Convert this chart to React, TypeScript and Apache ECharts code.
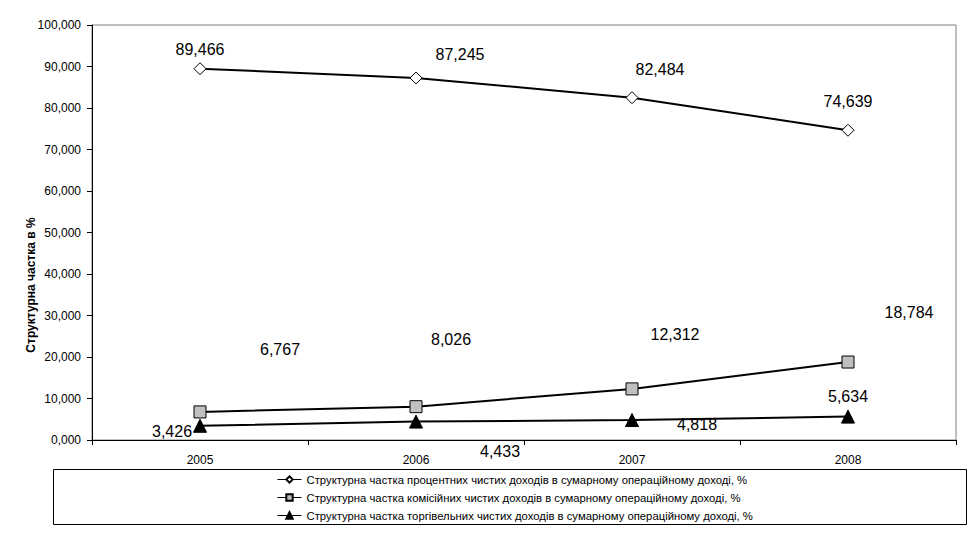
import React, { useEffect, useRef } from "react";
import * as echarts from "echarts";

const categories = ["2005", "2006", "2007", "2008"];
const seriesNames = [
  "Структурна частка процентних чистих доходів в сумарному операційному доході, %",
  "Структурна частка комісійних чистих доходів в сумарному операційному доході, %",
  "Структурна частка торгівельних чистих доходів в сумарному операційному доході, %",
];
const interestShare = [89.466, 87.245, 82.484, 74.639];
const commissionShare = [6.767, 8.026, 12.312, 18.784];
const tradingShare = [3.426, 4.433, 4.818, 5.634];
const yAxisTitle = "Структурна частка в %";

const fmt = (v: number) => v.toFixed(3).replace(".", ",");

export default function App() {
  const ref = useRef<HTMLDivElement>(null);
  useEffect(() => {
    if (!ref.current) return;
    const chart = echarts.init(ref.current, undefined, { renderer: "svg" });
    const font = "Liberation Sans, Arial, sans-serif";

    // label layout offsets (as placed in the original chart)
    const offs1 = [[0, -19], [44, -23], [28, -28], [0, -29]];
    const offs2 = [[80, -62], [35, -67], [43, -54], [61, -50]];
    const offs3 = [[-28, 6], [84, 30], [65, 4], [0, -20]];

    const mk = (vals: number[], offs: number[][]) =>
      vals.map((v, i) => ({
        value: v,
        label: { offset: offs[i] },
      }));

    const labelBase = {
      show: true,
      position: "inside" as const,
      fontSize: 16,
      fontFamily: font,
      color: "#000",
      formatter: (p: any) => fmt(p.value),
    };

    chart.setOption({
      animation: false,
      grid: {
        left: 92,
        right: 23,
        top: 25,
        bottom: 115,
        show: true,
        borderColor: "#808080",
        borderWidth: 1,
      },
      xAxis: {
        type: "category",
        data: categories,
        boundaryGap: true,
        axisLine: { lineStyle: { color: "#000", width: 1 } },
        axisTick: { show: true, length: 5, lineStyle: { color: "#000" } },
        axisLabel: { color: "#000", fontSize: 12, fontFamily: font, margin: 14 },
      },
      yAxis: {
        type: "value",
        min: 0,
        max: 100,
        interval: 10,
        axisLine: { show: true, lineStyle: { color: "#000", width: 1 } },
        axisTick: { show: true, length: 5, lineStyle: { color: "#000" } },
        splitLine: { show: false },
        axisLabel: {
          color: "#000",
          fontSize: 12,
          fontFamily: font,
          margin: 11,
          formatter: (v: number) => fmt(v),
        },
      },
      legend: {
        orient: "vertical",
        left: 272,
        top: 469,
        itemGap: 7,
        itemWidth: 24,
        itemHeight: 8,
        lineStyle: { width: 1 },
        textStyle: { fontSize: 11.3, fontFamily: font, color: "#000" },
        data: seriesNames,
      },
      graphic: [
        {
          type: "rect",
          shape: { x: 53.5, y: 469.5, width: 913, height: 55 },
          style: { fill: "none", stroke: "#000", lineWidth: 1 },
          z: -1,
        },
        {
          type: "text",
          x: 31,
          y: 285,
          rotation: Math.PI / 2,
          style: {
            text: yAxisTitle,
            fontSize: 12,
            fontWeight: "bold",
            fontFamily: font,
            fill: "#000",
            textAlign: "center",
            textVerticalAlign: "middle",
          },
        },
      ],
      series: [
        {
          name: seriesNames[0],
          type: "line",
          data: mk(interestShare, offs1),
          symbol: "diamond",
          symbolSize: 12,
          itemStyle: { color: "#fff", borderColor: "#000", borderWidth: 1 },
          lineStyle: { color: "#000", width: 2 },
          label: labelBase,
          z: 3,
        },
        {
          name: seriesNames[1],
          type: "line",
          data: mk(commissionShare, offs2),
          symbol: "rect",
          symbolSize: 12,
          itemStyle: { color: "#c0c0c0", borderColor: "#000", borderWidth: 1 },
          lineStyle: { color: "#000", width: 2 },
          label: labelBase,
          z: 3,
        },
        {
          name: seriesNames[2],
          type: "line",
          data: mk(tradingShare, offs3),
          symbol: "triangle",
          symbolSize: 13,
          itemStyle: { color: "#000", borderColor: "#000", borderWidth: 1 },
          lineStyle: { color: "#000", width: 2 },
          label: labelBase,
          z: 3,
        },
      ],
    });
    return () => chart.dispose();
  }, []);
  return (
    <div
      ref={ref}
      style={{ position: "absolute", left: 0, top: 0, width: 979, height: 555 }}
    />
  );
}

◆ ◆ ◆ ◆ ◆

Return the material exactly as given, apart from the pictures.

* _Output of the task_:
Convert this chart to React, TypeScript and Apache ECharts code.
import React, { useEffect, useRef } from "react";
import * as echarts from "echarts";

const categories = ["2005", "2006", "2007", "2008"];
const seriesNames = [
  "Структурна частка процентних чистих доходів в сумарному операційному доході, %",
  "Структурна частка комісійних чистих доходів в сумарному операційному доході, %",
  "Структурна частка торгівельних чистих доходів в сумарному операційному доході, %",
];
const interestShare = [89.466, 87.245, 82.484, 74.639];
const commissionShare = [6.767, 8.026, 12.312, 18.784];
const tradingShare = [3.426, 4.433, 4.818, 5.634];
const yAxisTitle = "Структурна частка в %";

const fmt = (v: number) => v.toFixed(3).replace(".", ",");

export default function App() {
  const ref = useRef<HTMLDivElement>(null);
  useEffect(() => {
    if (!ref.current) return;
    const chart = echarts.init(ref.current, undefined, { renderer: "svg" });
    const font = "Liberation Sans, Arial, sans-serif";

    // label layout offsets (as placed in the original chart)
    const offs1 = [[0, -19], [44, -23], [28, -28], [0, -29]];
    const offs2 = [[80, -62], [35, -67], [43, -54], [61, -50]];
    const offs3 = [[-28, 6], [84, 30], [65, 4], [0, -20]];

    const mk = (vals: number[], offs: number[][]) =>
      vals.map((v, i) => ({
        value: v,
        label: { offset: offs[i] },
      }));

    const labelBase = {
      show: true,
      position: "inside" as const,
      fontSize: 16,
      fontFamily: font,
      color: "#000",
      formatter: (p: any) => fmt(p.value),
    };

    chart.setOption({
      animation: false,
      grid: {
        left: 92,
        right: 23,
        top: 25,
        bottom: 115,
        show: true,
        borderColor: "#808080",
        borderWidth: 1,
      },
      xAxis: {
        type: "category",
        data: categories,
        boundaryGap: true,
        axisLine: { lineStyle: { color: "#000", width: 1 } },
        axisTick: { show: true, length: 5, lineStyle: { color: "#000" } },
        axisLabel: { color: "#000", fontSize: 12, fontFamily: font, margin: 14 },
      },
      yAxis: {
        type: "value",
        min: 0,
        max: 100,
        interval: 10,
        axisLine: { show: true, lineStyle: { color: "#000", width: 1 } },
        axisTick: { show: true, length: 5, lineStyle: { color: "#000" } },
        splitLine: { show: false },
        axisLabel: {
          color: "#000",
          fontSize: 12,
          fontFamily: font,
          margin: 11,
          formatter: (v: number) => fmt(v),
        },
      },
      legend: {
        orient: "vertical",
        left: 272,
        top: 469,
        itemGap: 7,
        itemWidth: 24,
        itemHeight: 8,
        lineStyle: { width: 1 },
        textStyle: { fontSize: 11.3, fontFamily: font, color: "#000" },
        data: seriesNames,
      },
      graphic: [
        {
          type: "rect",
          shape: { x: 53.5, y: 469.5, width: 913, height: 55 },
          style: { fill: "none", stroke: "#000", lineWidth: 1 },
          z: -1,
        },
        {
          type: "text",
          x: 31,
          y: 285,
          rotation: Math.PI / 2,
          style: {
            text: yAxisTitle,
            fontSize: 12,
            fontWeight: "bold",
            fontFamily: font,
            fill: "#000",
            textAlign: "center",
            textVerticalAlign: "middle",
          },
        },
      ],
      series: [
        {
          name: seriesNames[0],
          type: "line",
          data: mk(interestShare, offs1),
          symbol: "diamond",
          symbolSize: 12,
          itemStyle: { color: "#fff", borderColor: "#000", borderWidth: 1 },
          lineStyle: { color: "#000", width: 2 },
          label: labelBase,
          z: 3,
        },
        {
          name: seriesNames[1],
          type: "line",
          data: mk(commissionShare, offs2),
          symbol: "rect",
          symbolSize: 12,
          itemStyle: { color: "#c0c0c0", borderColor: "#000", borderWidth: 1 },
          lineStyle: { color: "#000", width: 2 },
          label: labelBase,
          z: 3,
        },
        {
          name: seriesNames[2],
          type: "line",
          data: mk(tradingShare, offs3),
          symbol: "triangle",
          symbolSize: 13,
          itemStyle: { color: "#000", borderColor: "#000", borderWidth: 1 },
          lineStyle: { color: "#000", width: 2 },
          label: labelBase,
          z: 3,
        },
      ],
    });
    return () => chart.dispose();
  }, []);
  return (
    <div
      ref={ref}
      style={{ position: "absolute", left: 0, top: 0, width: 979, height: 555 }}
    />
  );
}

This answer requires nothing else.